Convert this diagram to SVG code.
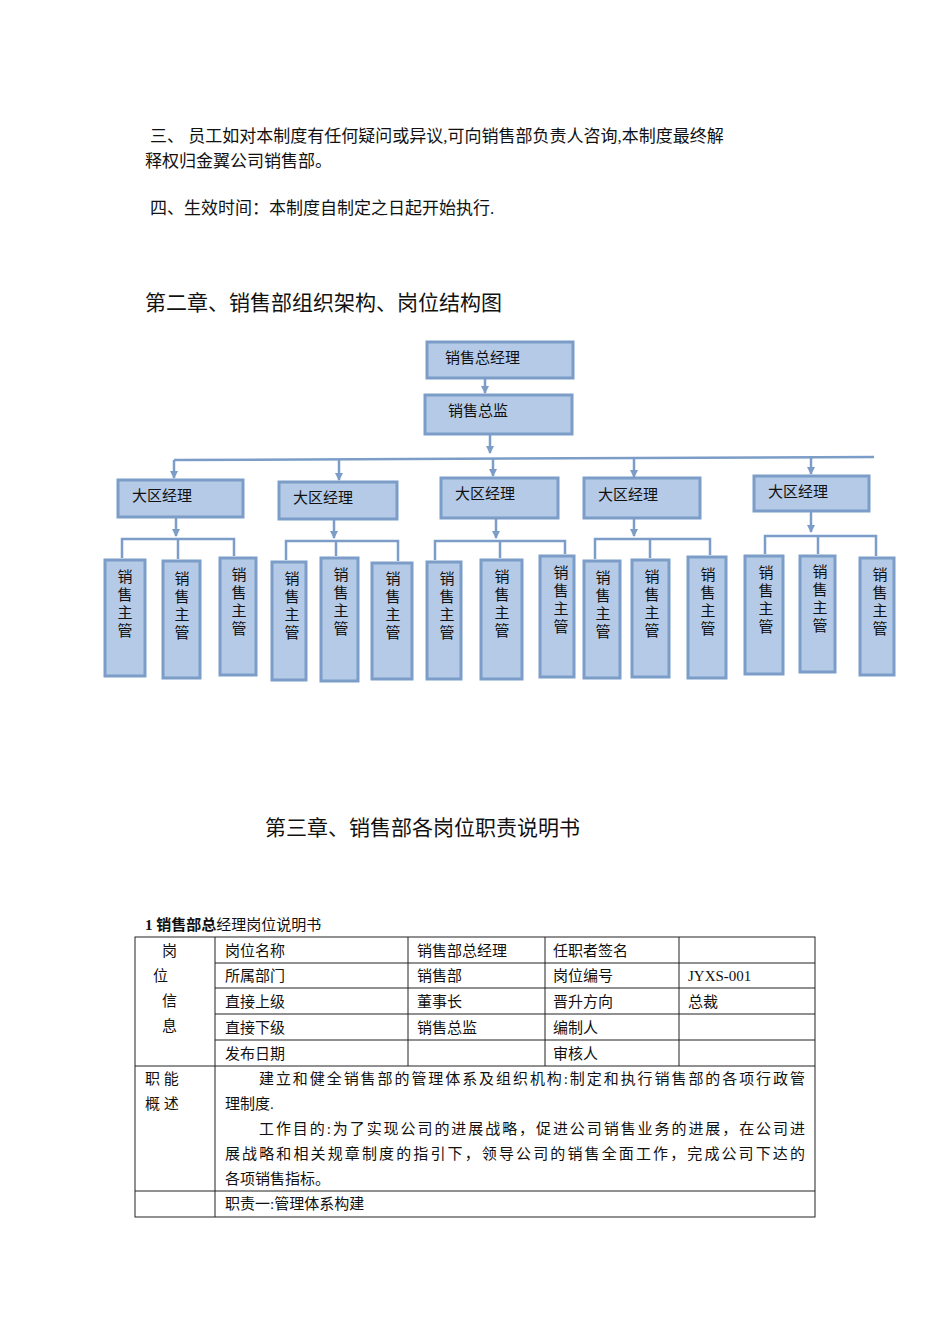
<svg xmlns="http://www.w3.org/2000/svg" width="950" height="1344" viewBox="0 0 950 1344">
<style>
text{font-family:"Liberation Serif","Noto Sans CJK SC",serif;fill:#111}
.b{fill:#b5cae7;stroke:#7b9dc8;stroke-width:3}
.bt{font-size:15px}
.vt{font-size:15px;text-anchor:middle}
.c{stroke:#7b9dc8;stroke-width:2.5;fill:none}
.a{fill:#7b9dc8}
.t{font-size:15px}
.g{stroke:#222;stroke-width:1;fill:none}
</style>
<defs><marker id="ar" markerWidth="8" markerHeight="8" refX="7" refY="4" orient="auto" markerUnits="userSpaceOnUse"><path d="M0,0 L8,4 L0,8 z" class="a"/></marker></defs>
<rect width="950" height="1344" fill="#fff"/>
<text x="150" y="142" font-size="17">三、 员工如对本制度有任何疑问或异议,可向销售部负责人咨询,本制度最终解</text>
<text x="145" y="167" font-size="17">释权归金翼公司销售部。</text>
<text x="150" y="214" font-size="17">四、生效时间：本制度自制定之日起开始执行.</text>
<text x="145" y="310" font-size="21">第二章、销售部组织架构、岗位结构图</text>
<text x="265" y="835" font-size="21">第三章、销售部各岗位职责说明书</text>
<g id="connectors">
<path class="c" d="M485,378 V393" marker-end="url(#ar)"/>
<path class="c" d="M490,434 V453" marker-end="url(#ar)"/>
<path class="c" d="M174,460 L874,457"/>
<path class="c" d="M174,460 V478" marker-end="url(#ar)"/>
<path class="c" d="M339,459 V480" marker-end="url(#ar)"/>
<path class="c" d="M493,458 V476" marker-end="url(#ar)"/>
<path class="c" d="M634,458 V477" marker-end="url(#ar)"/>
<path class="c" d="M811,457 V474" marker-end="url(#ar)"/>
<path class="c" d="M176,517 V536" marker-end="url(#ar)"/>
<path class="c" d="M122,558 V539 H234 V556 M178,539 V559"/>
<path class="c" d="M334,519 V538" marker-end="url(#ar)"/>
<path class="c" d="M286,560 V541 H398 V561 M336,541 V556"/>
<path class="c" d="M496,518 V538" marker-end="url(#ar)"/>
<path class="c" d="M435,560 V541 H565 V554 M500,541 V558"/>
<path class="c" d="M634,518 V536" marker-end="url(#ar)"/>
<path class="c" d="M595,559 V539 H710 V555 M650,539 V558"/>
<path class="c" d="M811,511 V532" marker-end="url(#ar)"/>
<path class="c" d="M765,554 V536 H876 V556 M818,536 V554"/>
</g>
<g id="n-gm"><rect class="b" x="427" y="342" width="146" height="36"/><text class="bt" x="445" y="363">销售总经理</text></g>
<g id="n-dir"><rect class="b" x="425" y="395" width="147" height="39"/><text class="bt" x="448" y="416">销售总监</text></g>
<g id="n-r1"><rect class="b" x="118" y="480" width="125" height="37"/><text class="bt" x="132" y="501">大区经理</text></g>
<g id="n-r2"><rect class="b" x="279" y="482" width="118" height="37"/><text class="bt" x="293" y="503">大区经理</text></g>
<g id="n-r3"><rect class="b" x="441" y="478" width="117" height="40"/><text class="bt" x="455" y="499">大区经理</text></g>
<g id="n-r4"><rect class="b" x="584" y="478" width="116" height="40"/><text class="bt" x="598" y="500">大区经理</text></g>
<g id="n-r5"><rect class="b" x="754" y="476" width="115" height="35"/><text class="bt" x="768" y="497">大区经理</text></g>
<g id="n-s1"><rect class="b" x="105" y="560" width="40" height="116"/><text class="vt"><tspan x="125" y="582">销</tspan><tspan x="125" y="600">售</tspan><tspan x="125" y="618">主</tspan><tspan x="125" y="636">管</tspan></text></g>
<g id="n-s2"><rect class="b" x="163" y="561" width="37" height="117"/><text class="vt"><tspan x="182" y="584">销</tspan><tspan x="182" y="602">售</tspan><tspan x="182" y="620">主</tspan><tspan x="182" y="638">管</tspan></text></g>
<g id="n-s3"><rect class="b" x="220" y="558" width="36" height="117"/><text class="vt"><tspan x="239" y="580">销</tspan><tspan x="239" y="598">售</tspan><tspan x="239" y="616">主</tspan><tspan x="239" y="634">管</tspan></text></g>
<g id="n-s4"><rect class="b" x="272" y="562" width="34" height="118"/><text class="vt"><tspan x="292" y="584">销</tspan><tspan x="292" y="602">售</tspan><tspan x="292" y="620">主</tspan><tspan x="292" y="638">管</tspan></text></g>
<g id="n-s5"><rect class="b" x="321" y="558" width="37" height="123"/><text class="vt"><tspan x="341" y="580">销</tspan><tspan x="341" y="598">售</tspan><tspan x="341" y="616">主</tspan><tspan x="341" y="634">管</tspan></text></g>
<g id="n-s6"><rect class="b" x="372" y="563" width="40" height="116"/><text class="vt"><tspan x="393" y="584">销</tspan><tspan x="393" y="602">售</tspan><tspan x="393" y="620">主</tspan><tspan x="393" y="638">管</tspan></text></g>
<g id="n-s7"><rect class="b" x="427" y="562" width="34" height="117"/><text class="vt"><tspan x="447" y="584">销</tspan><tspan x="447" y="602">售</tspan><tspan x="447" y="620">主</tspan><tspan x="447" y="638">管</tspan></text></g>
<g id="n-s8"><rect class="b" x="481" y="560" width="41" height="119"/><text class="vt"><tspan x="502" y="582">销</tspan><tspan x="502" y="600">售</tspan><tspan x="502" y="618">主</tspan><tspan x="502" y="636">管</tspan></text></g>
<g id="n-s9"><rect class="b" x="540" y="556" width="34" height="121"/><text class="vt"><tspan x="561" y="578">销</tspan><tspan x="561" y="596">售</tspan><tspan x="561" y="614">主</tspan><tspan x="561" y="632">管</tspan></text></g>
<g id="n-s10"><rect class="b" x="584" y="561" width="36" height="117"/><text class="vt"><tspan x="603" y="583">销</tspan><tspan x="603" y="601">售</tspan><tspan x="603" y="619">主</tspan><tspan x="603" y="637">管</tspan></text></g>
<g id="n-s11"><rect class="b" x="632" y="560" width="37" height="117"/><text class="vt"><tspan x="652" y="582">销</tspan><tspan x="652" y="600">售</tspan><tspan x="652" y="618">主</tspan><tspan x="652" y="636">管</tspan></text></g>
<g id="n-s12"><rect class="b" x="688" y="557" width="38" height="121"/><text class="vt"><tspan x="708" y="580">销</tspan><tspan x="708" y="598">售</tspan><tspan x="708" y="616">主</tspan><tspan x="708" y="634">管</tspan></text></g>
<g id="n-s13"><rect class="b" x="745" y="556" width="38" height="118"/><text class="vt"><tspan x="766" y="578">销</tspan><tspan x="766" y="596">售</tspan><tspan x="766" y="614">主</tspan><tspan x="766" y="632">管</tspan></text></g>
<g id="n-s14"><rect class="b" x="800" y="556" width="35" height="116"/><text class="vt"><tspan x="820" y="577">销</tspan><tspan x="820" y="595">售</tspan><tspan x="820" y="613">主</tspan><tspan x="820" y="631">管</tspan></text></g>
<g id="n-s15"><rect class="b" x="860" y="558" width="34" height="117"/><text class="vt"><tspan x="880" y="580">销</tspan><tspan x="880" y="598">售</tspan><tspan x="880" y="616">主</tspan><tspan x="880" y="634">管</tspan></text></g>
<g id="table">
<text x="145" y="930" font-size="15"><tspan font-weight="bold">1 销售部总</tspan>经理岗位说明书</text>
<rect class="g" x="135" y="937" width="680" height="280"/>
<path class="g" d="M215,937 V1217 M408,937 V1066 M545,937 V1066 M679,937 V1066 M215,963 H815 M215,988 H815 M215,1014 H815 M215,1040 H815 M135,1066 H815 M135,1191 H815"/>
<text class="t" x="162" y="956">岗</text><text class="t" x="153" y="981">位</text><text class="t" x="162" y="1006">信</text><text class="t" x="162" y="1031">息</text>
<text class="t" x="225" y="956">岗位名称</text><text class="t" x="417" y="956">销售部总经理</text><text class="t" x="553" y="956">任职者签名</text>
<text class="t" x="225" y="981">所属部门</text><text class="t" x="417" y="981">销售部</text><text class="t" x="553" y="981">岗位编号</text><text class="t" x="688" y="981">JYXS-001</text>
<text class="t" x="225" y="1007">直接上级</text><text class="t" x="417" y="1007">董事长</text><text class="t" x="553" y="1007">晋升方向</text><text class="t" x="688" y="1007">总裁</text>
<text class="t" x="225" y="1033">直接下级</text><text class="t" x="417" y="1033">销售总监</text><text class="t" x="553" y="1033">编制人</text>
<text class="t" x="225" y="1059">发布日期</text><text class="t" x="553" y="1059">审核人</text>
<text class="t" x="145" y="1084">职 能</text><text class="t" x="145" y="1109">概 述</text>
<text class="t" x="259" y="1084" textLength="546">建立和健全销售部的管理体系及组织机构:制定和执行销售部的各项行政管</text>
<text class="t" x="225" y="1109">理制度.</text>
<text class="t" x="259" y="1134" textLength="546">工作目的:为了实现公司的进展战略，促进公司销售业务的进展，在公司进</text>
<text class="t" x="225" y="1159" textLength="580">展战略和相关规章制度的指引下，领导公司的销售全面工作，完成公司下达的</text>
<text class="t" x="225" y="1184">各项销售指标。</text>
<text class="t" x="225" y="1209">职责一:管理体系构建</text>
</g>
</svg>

* * *

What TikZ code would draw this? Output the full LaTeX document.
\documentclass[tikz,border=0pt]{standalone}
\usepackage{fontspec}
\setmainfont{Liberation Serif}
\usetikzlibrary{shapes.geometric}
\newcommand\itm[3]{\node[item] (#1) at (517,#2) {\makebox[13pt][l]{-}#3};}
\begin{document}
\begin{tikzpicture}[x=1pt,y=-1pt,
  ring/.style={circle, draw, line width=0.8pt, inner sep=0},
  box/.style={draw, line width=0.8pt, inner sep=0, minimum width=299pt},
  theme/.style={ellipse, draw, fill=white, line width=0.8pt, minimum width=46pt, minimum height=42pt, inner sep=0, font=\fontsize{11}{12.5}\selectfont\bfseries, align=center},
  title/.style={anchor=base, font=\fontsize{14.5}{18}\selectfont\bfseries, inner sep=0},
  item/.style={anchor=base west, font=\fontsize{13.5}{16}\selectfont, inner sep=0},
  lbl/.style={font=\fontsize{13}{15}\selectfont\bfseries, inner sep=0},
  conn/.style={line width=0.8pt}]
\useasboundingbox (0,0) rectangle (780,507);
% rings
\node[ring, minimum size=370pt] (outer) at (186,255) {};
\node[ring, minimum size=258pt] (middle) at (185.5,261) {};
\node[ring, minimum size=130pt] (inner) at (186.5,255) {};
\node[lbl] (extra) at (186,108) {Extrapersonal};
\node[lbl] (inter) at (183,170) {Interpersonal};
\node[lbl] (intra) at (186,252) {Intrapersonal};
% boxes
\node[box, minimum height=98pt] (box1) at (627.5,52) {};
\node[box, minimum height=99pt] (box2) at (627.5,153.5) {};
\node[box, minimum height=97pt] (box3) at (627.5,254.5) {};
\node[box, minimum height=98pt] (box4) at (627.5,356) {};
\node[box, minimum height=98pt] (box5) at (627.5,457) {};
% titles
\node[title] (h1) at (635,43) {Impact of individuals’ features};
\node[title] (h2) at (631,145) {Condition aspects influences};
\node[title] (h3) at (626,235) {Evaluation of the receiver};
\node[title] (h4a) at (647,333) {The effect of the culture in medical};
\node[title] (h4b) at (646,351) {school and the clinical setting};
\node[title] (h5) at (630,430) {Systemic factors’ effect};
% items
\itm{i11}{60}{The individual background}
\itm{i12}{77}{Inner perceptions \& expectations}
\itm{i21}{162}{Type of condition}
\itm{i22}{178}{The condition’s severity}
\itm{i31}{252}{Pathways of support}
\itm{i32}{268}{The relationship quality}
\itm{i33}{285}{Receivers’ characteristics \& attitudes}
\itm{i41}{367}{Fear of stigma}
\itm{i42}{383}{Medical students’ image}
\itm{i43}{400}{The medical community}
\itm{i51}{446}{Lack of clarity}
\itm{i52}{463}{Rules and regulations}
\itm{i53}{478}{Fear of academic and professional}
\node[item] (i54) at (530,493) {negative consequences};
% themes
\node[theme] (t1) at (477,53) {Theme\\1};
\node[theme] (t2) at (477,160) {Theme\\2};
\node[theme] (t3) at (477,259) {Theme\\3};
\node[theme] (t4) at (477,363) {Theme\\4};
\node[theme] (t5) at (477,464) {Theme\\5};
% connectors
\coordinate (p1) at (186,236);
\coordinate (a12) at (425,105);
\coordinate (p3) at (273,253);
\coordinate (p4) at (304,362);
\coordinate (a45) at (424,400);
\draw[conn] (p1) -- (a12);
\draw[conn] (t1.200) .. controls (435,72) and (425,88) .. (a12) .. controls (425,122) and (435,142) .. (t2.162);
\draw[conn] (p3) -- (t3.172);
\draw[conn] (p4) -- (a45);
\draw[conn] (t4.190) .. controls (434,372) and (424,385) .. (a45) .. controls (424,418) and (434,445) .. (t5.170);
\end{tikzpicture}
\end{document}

What is expected: Collect every line with the string "code" from the records, and copy each.

Task response:
Convert this diagram to SVG code.
What TikZ code would draw this? Output the full LaTeX document.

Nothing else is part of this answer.